South Africa is a thriving African country with a diverse and expanding higher education system. Its universities operate across vastly different historical, social, economic, and geographical contexts. To understand South African higher education meaningfully, one must move beyond league tables and prestige narratives and instead examine how universities function within the ecosystems they serve.
In Search of Excellence is a national inquiry into South Africa’s universities, beginning not at the top of rankings, but at the base — where higher education performs its most demanding work.
The series begins with Walter Sisulu University.
Why Rankings Fail as a Measure of Excellence
By conventional university ranking metrics within South Africa, Walter Sisulu University appears at the bottom. If rankings are taken at face value, this positioning may suggest institutional weakness or failure.

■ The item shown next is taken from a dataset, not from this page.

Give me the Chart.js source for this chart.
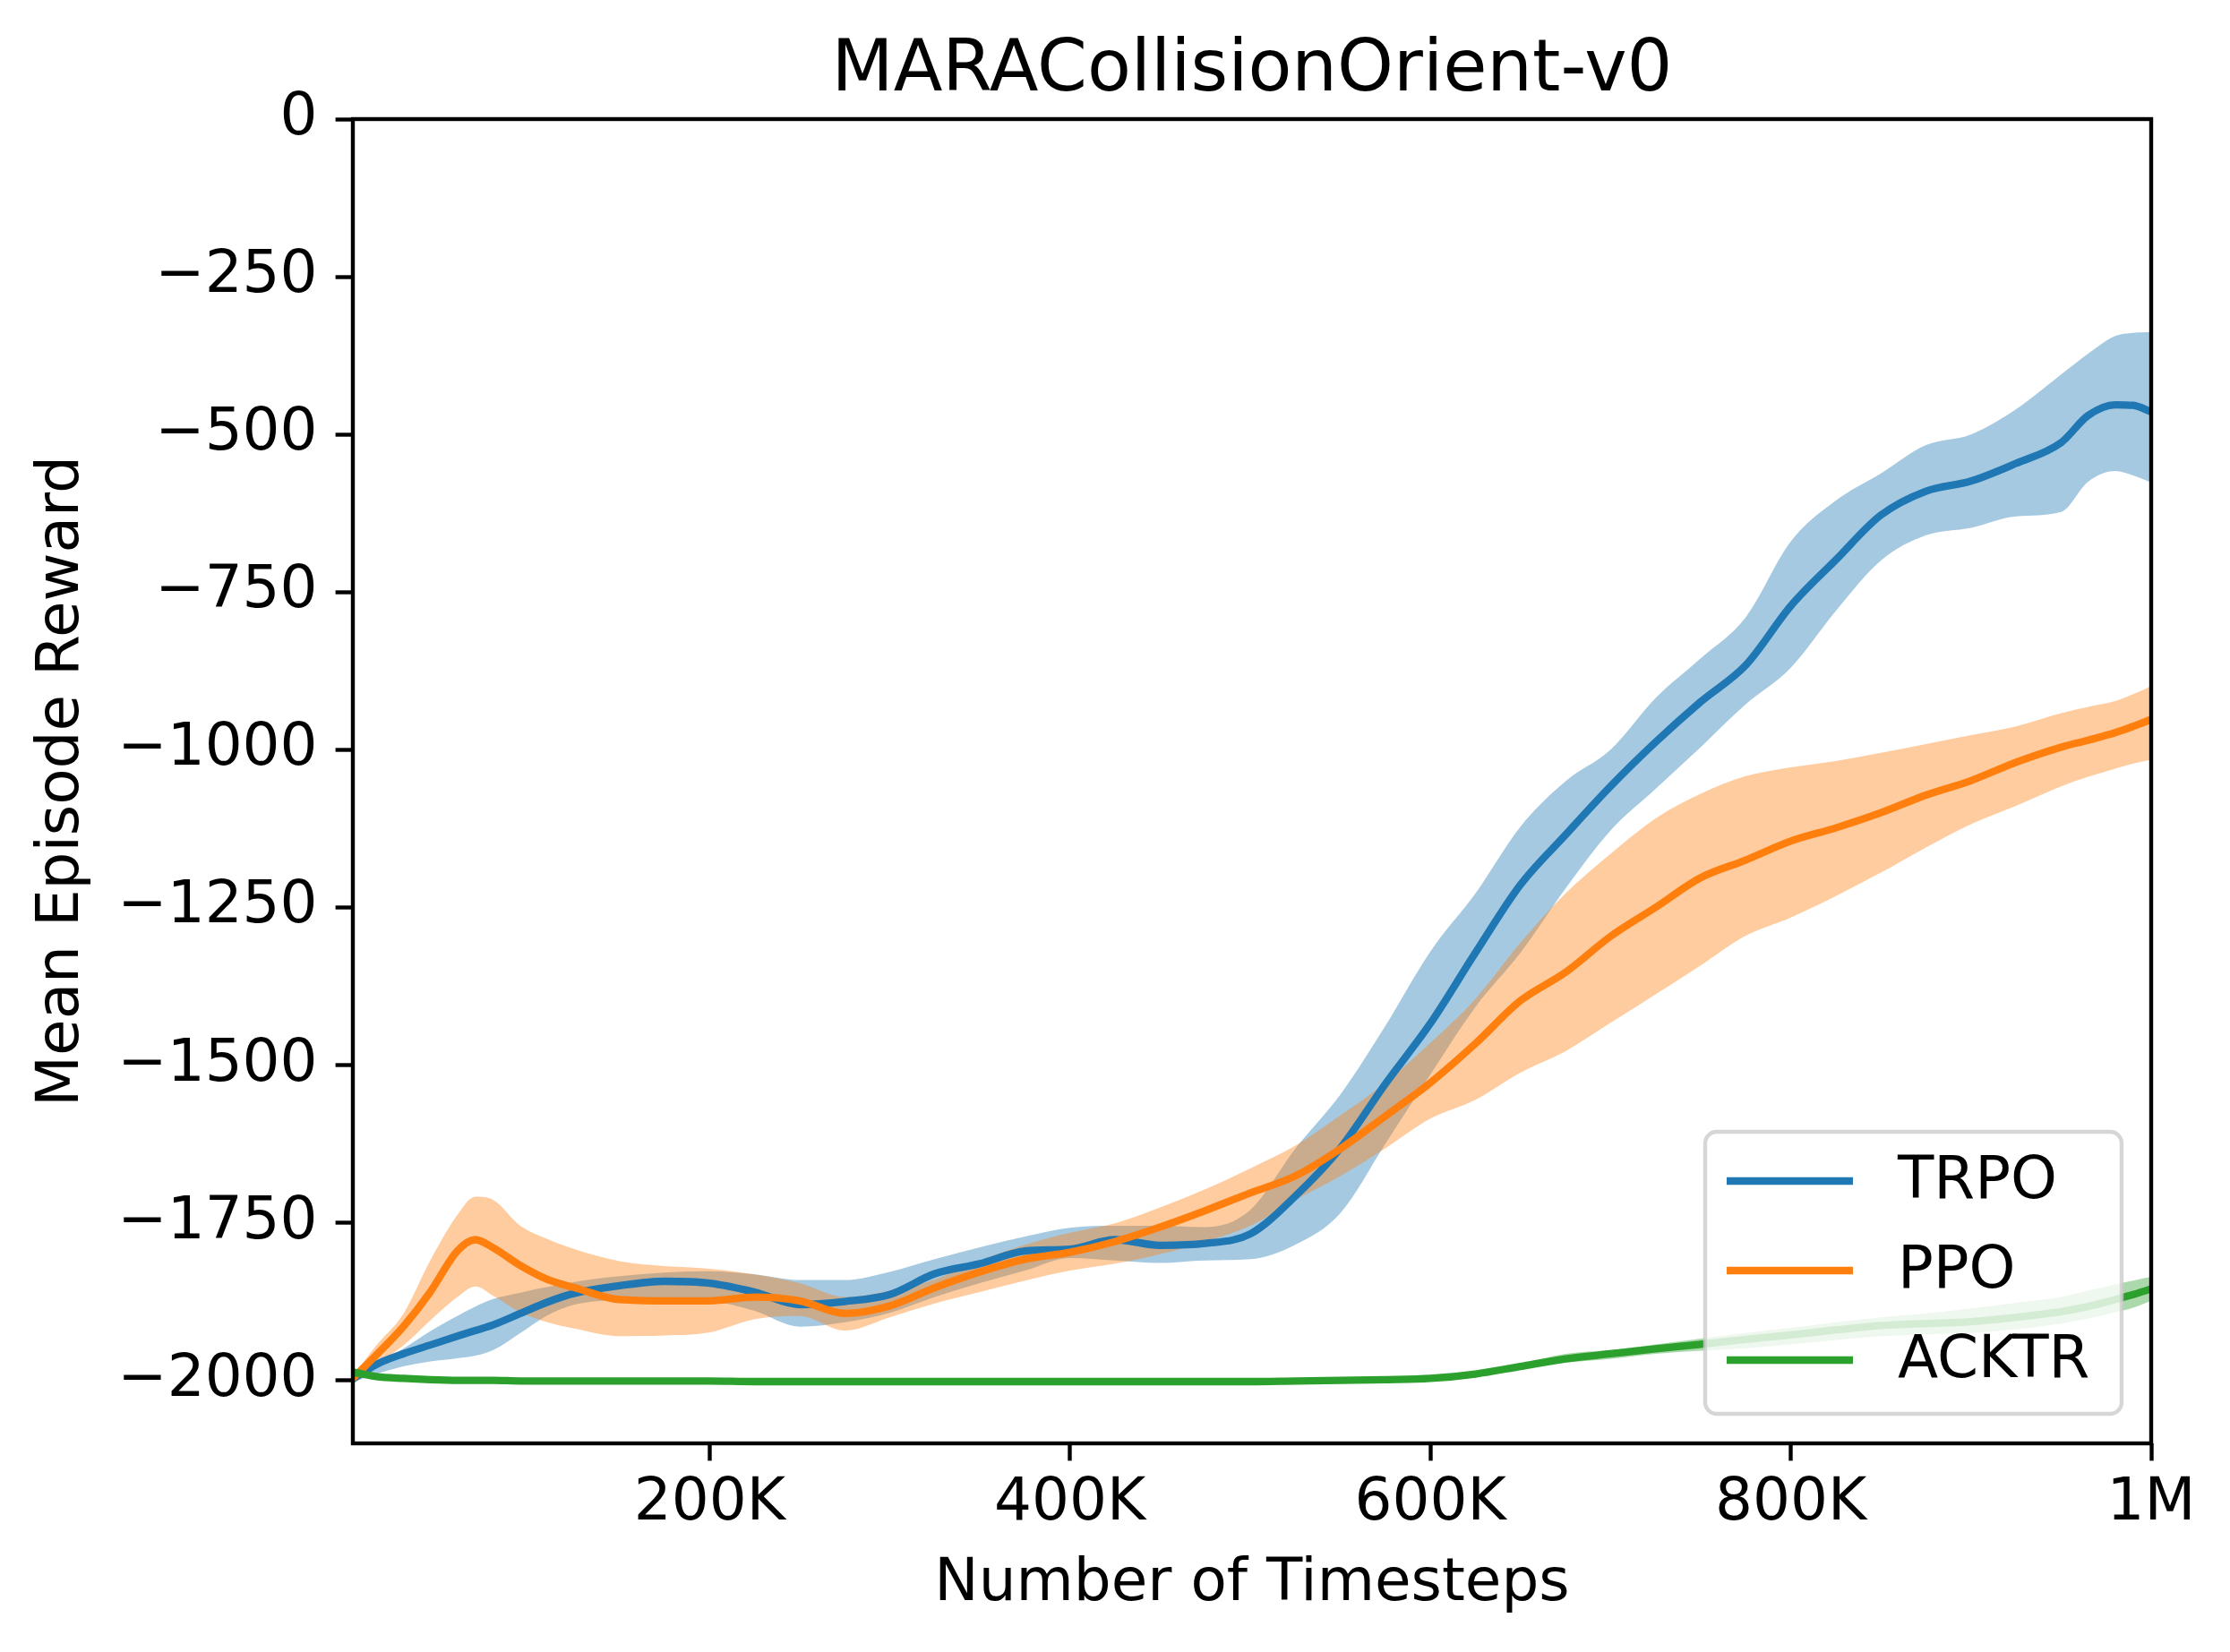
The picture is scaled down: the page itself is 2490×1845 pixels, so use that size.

However, rankings often conceal more than they reveal.
They do not account for:
- Student socio-economic starting points
- Historical exclusion from higher education
- Rural–urban development gaps
- The cost of access-based education
Measured against its developmental mandate, Walter Sisulu University performs a role that rankings are structurally incapable of capturing.
If excellence is measured only where conditions are optimal, then higher education has abandoned its developmental responsibility.
WSU represents a different kind of excellence — one rooted in access, resilience, context-awareness, and ethical commitment to society’s margins.
To search for excellence here is not to lower standards —
it is to raise the honesty of the national conversation.